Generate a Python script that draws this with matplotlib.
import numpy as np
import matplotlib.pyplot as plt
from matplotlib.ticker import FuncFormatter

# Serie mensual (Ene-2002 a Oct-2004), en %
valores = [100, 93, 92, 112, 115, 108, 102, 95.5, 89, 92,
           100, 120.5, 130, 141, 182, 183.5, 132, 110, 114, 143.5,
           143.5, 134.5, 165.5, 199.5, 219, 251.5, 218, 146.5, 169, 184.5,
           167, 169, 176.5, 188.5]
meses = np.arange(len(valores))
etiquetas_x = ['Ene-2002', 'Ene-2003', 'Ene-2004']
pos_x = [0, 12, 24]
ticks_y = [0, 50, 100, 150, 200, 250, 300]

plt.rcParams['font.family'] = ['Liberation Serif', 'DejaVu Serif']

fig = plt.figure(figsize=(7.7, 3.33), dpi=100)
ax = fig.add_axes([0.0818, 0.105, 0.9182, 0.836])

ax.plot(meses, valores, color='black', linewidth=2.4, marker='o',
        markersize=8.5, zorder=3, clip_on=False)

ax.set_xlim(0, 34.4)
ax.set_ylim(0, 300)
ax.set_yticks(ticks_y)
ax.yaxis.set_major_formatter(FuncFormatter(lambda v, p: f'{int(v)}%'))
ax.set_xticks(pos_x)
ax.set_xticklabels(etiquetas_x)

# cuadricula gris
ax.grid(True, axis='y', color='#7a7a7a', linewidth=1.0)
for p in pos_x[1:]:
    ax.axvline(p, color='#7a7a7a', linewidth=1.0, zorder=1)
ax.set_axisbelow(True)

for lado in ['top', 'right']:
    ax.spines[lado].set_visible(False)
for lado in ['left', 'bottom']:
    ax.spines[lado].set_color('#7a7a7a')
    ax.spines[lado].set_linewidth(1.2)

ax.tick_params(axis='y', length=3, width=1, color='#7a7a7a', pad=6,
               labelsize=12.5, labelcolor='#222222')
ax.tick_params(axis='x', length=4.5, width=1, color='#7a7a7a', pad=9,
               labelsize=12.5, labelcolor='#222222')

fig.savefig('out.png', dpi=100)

◆ ◆ ◆ ◆

**The task**
Every line above should be retyped exactly as given.

**Answer for the task**
Generate a Python script that draws this with matplotlib.
import numpy as np
import matplotlib.pyplot as plt
from matplotlib.ticker import FuncFormatter

# Serie mensual (Ene-2002 a Oct-2004), en %
valores = [100, 93, 92, 112, 115, 108, 102, 95.5, 89, 92,
           100, 120.5, 130, 141, 182, 183.5, 132, 110, 114, 143.5,
           143.5, 134.5, 165.5, 199.5, 219, 251.5, 218, 146.5, 169, 184.5,
           167, 169, 176.5, 188.5]
meses = np.arange(len(valores))
etiquetas_x = ['Ene-2002', 'Ene-2003', 'Ene-2004']
pos_x = [0, 12, 24]
ticks_y = [0, 50, 100, 150, 200, 250, 300]

plt.rcParams['font.family'] = ['Liberation Serif', 'DejaVu Serif']

fig = plt.figure(figsize=(7.7, 3.33), dpi=100)
ax = fig.add_axes([0.0818, 0.105, 0.9182, 0.836])

ax.plot(meses, valores, color='black', linewidth=2.4, marker='o',
        markersize=8.5, zorder=3, clip_on=False)

ax.set_xlim(0, 34.4)
ax.set_ylim(0, 300)
ax.set_yticks(ticks_y)
ax.yaxis.set_major_formatter(FuncFormatter(lambda v, p: f'{int(v)}%'))
ax.set_xticks(pos_x)
ax.set_xticklabels(etiquetas_x)

# cuadricula gris
ax.grid(True, axis='y', color='#7a7a7a', linewidth=1.0)
for p in pos_x[1:]:
    ax.axvline(p, color='#7a7a7a', linewidth=1.0, zorder=1)
ax.set_axisbelow(True)

for lado in ['top', 'right']:
    ax.spines[lado].set_visible(False)
for lado in ['left', 'bottom']:
    ax.spines[lado].set_color('#7a7a7a')
    ax.spines[lado].set_linewidth(1.2)

ax.tick_params(axis='y', length=3, width=1, color='#7a7a7a', pad=6,
               labelsize=12.5, labelcolor='#222222')
ax.tick_params(axis='x', length=4.5, width=1, color='#7a7a7a', pad=9,
               labelsize=12.5, labelcolor='#222222')

fig.savefig('out.png', dpi=100)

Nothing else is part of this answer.